Formula to extract mangled protocol name from mangled protocol extension member?

SymbolGraphGen does not tell us what protocol a protocol extension member belongs to unless the protocol itself is defined in the current module. (-emit-extension-block-symbols only affects symbols added via retroactive conformance.) this information is critical because SymbolGraphGen does not emit the correct generic signatures for β€œ::SYNTHESIZED::” members, so they much be computed from the associated conformsTo relationship.

therefore we need to compute the mangled name of the protocol from a USR like:

s:18InternalExtensions8ProtocolPAAE13unconstrainedytvp
::SYNTHESIZED::
s:18InternalExtensions6StructV

from manually inspecting symbolgraphs, i know that the output should be s:18InternalExtensions8ProtocolP, which suggests to me there should be some sort of β€œscan until the first capital P”-like algorithm for deducing this. but i also know that symbol mangling is hideously complex with many edge cases, and i am obviously not trying to reinvent the swift demangler.

really hoping some compiler devs will chime in here and point me in the right direction.

Prefixes are stable in Swift’s symbol mangling, so if one mangling production really does start with the same components as another, you can definitely do a scan like that. The problem for you is that, first, that scan requires you to parse those initial components because of course the identifiers can include a capital P; and second, protocol extensions from a different module do not have that common-prefix property.

I think it would be great to have a nice Swift library for processing demangle trees.

2 Likes

right, i remember trying to do the parsing manually a couple years back, but i could never get it to work reliably (because there are many USRs with "non-standard" manglings with word substitutions, stdlib types, etc.) so i gave up on it.

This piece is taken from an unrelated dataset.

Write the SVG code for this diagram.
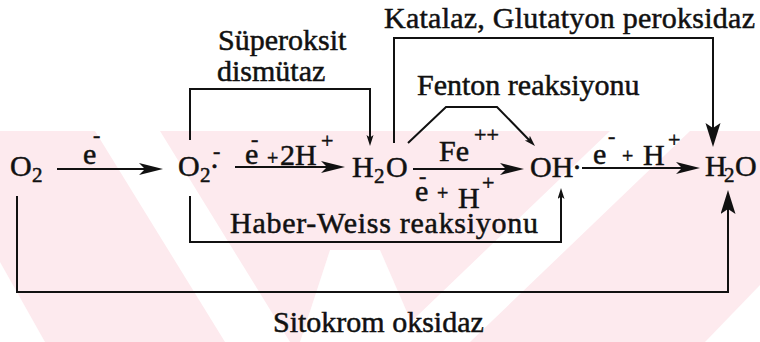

this is disappointing for documentation tooling, because right now there is no way to query the availability of members inherited through protocol conformances - they are always unconditionally available regardless of constraints on the original conformance, which is obviously wrong.

FWIW word substitutions are part of the standard mangling scheme as well as stdlib types (I assume you mean like Si for Swift.Int, sugared mangling is only in debug info iirc).

right, when i said "standard" i meant "uses the <character count> <characters> encoding scheme".

the S-prefixed "known type" manglings are especially problematic because there is no way to know the length of the identifier (or if it even refers to a protocol), since new ones can be added at any time.